Besides sitting at 100% cpu, the node on which I ran the repair seems to be
fine. The Cassandra logs appear normal. Based on bandwidth patterns between
nodes, it does not seem like they are transferring any repair related data
(as they did initially). No pending tasks are being shown in any of the
services when inspecting via jmx. I have a reasonable amount of data in the
cluster (~6 gb * 2 replication factor) but nothing crazy. The last repair
related entry in the logs is as follows:

 

INFO [Thread-145] 2010-10-22 00:24:10,561 AntiEntropyService.java (line 828)
#<TreeRequest manual-repair-23dacf4b-4076-4460-abd5-a713bfd090e2,
/10.192.227.6, (kikmetrics,PacketEventsByPacket)> completed successfully: 14
outstanding.

 


Any idea what is going on? Could the CPU usage STILL be related to the
repair? Is there any way to check? I hesitate to simply kill the node given
the "14 outstanding" log message and as doing so has caused me problems in
the past when using beta versions.

 

 

Dan Hendry

Re: Hung Repair

Posted by Gary Dusbabek <gd...@gmail.com>.

Can you produce a thread dump on the machine?  kill -3 ought to do it.

JConsole can be your friend at a time like this too.  It might be
painstaking, but you can check the CPU time used by each thread using
the java.lang.Threading mbean.  There's an interesting jconsole plugin
that is supposed to make this easier:
http://lsd.luminis.nl/top-threads-plugin-for-jconsole/

Gary.


On Fri, Oct 22, 2010 at 16:42, Dan Hendry <da...@gmail.com> wrote:
> I am currently running a 4 node cluster on Cassandra beta 2. Yesterday, I
> ran into a number of problems and the one of my nodes went down for a few
> hours.
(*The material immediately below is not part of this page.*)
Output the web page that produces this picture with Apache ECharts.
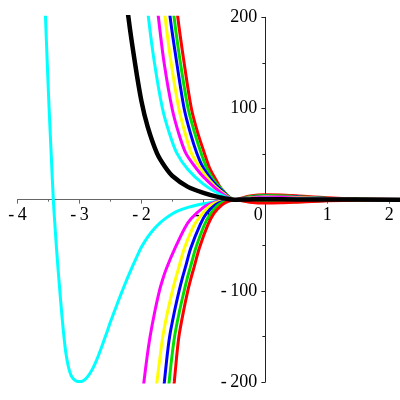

I tried to run a nodetool repair and at least at a data level,
> everything seems to be consistent and alright. The problem is that the node
> is still chewing up 100% of its available CPU, 20 hours after I started the
> repair. Load averages are 8-9 which is crazy given it is a single core ec2
> m1.small.
>
>
>
> Besides sitting at 100% cpu, the node on which I ran the repair seems to be
> fine. The Cassandra logs appear normal. Based on bandwidth patterns between
> nodes, it does not seem like they are transferring any repair related data
> (as they did initially). No pending tasks are being shown in any of the
> services when inspecting via jmx. I have a reasonable amount of data in the
> cluster (~6 gb * 2 replication factor) but nothing crazy. The last repair
> related entry in the logs is as follows:
>
>
>
> INFO [Thread-145] 2010-10-22 00:24:10,561 AntiEntropyService.java (line 828)
> #<TreeRequest manual-repair-23dacf4b-4076-4460-abd5-a713bfd090e2,
> /10.192.227.6, (kikmetrics,PacketEventsByPacket)> completed successfully: 14
> outstanding.
>
>
>
> Any idea what is going on? Could the CPU usage STILL be related to the
> repair? Is there any way to check? I hesitate to simply kill the node given
> the “14 outstanding” log message and as doing so has caused me problems in
> the past when using beta versions.
>
>
>
>
>
> Dan Hendry
>
>